A few communication tabs for the running side of the project. A terminal with access to all the data and publications of the GIFT project. One primary LLM, Claude, in more-or-less continuous conversation. Other LLMs called in for specific consults, depending on the need of the moment: a precise technical question, a second editorial opinion, a point I can’t crack. Constant back and forth. Through all of that, at the gallery, at home, I can switch in two seconds to greet a visitor, cook pasta, talk about an artist’s work, hang up laundry, then come back to differential geometry with no visible mental transition.
The bulk of the work happens with Claude. The other AIs are more like consultants. On publications, I’m the one initiating all of the Substack posts and the large majority of the academic papers. The rest are suggestions from Claude that I found compelling and followed. The most recent one, a paper on the Donaldson approach, I wouldn’t have published on my own initiative. Claude pushed. I found the argument sound. I published.
Not a conductor, not an API, not a crystallizer. A primary collaborator, some consultants, and a human who decides most of the time but not always.
And then there’s my wife.
Alix isn’t a physicist. She’s not comfortable with math. And that’s exactly why she became, without either of us really deciding it, the final filter before publication. In the evening, with a glass of wine, I have her read whatever I’m about to publish. Either she says “I got all of it” and I’m good to go. Or she hits a wall on one or several points, and I go back to writing. I come back and explain it to her differently. If the new phrasing lands, I fold it into the text. We repeat until it holds.
This step, I imposed it on myself. But it has become structural. The vulgarization posts on this blog only exist because of her: for the past year I’ve been trying to explain what I do to her in simple terms, and that repeated effort is what eventually produced the texts you’re reading. Without her, there would only be the technical papers, unreadable to 99% of people. She, too, in her own way, is a filter no one else in the chain can replace.
The asymmetry that breaks every metaphor
One thing none of the three metaphors captures: why I’m the chokepoint on the rest of the chain.
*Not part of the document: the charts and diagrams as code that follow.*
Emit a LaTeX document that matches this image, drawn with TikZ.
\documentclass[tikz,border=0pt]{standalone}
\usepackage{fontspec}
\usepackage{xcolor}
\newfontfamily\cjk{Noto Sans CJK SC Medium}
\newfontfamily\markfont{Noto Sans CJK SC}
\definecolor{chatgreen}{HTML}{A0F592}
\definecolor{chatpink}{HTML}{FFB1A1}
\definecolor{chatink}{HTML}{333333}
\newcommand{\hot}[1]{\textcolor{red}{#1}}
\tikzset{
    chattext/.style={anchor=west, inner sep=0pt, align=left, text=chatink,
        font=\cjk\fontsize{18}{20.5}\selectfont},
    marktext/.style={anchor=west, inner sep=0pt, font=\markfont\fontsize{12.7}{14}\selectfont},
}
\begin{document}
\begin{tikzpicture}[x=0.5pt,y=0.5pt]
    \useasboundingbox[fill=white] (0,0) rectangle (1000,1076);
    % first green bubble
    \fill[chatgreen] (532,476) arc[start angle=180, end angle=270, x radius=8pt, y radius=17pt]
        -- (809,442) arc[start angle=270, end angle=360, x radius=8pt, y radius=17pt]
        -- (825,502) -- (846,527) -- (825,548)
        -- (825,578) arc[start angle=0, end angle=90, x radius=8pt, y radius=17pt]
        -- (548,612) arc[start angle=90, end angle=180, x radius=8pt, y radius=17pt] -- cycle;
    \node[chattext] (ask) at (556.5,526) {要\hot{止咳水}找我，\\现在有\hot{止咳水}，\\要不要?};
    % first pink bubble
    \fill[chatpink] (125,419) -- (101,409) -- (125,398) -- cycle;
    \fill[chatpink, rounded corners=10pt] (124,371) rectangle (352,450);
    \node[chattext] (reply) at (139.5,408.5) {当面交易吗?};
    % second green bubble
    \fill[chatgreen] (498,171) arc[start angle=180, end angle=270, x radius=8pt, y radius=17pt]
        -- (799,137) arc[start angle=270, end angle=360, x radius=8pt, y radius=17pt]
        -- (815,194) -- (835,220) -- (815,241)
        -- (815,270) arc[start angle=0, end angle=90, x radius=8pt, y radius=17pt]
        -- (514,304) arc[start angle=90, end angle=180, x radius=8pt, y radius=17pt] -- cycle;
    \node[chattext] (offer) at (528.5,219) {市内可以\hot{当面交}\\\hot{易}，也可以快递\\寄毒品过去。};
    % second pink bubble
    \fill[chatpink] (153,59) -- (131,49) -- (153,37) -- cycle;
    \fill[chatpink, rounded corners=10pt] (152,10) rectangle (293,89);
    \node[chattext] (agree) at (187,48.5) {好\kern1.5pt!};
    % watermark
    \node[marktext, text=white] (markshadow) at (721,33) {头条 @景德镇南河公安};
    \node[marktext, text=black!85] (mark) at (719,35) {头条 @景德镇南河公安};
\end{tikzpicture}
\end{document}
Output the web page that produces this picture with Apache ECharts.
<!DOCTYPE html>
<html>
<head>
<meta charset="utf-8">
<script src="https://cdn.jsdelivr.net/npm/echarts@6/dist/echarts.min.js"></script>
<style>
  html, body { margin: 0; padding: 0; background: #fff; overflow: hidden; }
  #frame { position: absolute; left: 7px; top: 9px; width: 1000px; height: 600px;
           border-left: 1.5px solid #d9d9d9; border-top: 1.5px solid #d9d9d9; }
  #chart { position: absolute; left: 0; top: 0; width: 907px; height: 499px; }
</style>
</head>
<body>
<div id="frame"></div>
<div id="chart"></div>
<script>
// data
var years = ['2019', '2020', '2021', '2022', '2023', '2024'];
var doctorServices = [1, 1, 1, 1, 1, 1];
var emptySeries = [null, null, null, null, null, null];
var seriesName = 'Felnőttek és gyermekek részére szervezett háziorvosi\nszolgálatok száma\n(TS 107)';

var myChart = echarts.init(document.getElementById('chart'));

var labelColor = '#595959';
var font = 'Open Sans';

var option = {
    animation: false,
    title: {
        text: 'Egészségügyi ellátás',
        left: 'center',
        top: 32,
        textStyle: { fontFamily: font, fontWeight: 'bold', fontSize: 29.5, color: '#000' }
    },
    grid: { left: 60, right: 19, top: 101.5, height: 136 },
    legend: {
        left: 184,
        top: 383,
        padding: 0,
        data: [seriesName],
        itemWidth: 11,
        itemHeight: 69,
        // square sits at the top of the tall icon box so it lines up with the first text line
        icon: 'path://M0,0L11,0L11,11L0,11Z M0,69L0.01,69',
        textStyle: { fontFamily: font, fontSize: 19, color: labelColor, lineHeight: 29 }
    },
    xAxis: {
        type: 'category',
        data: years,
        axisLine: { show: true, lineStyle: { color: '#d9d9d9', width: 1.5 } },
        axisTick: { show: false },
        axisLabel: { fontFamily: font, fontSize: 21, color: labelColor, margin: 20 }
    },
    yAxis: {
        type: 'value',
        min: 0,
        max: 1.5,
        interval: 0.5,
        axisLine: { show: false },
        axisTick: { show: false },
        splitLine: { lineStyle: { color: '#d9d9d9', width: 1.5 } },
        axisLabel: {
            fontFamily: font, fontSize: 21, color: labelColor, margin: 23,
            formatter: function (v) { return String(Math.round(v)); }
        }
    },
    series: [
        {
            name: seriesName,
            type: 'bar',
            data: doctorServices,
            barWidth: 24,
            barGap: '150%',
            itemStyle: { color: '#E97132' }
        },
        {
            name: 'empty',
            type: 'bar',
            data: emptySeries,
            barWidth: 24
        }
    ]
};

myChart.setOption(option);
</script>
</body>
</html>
Not because I’d be smarter than Claude. Not because I’d be faster. On most technical tasks, the opposite is true. I’m the bottleneck because I’m the only one on the team with a name, a bank account, and “authorized” public exposure. I sign the publications. I stand by them publicly. I pay for the subscriptions and the hosting out of my own pocket. And legally, my collaborators are still in a gray zone: they can’t be authors, they can’t be held responsible, they can’t be cited as contributors in the way a human would be. I use these words for lack of better ones, not to grant them legal personhood or human intent.
And it’s this asymmetry that makes every metaphor wrong. A conductor doesn’t pay the musicians out of their own pocket. An API doesn’t get torn apart on Twitter if it’s wrong. A crystallizer doesn’t sign a preprint with their real name and address.
What I do, I do because no one else in the chain can do it in my place. Not by merit. By legal configuration.
So here’s the question, open, asked honestly.
In ten years there will probably be a word for this role. Today it doesn’t exist. Or if it does, I haven’t found it. And I suspect I’m not alone: there are surely, right now, hundreds of other people working in similar configurations, in different fields, with their own Alix somewhere in the loop, with no shared word for what they do.
If you’re reading this and you have a better word, I’ll take it. Really. Comments are open for exactly that.
In the meantime I keep signing my papers alone, paying my subscriptions alone, while knowing perfectly well that the work itself isn’t done alone anymore. What I really hope is that, soon, we’ll find a vocabulary less clumsy than the one I’m using because nothing better exists yet.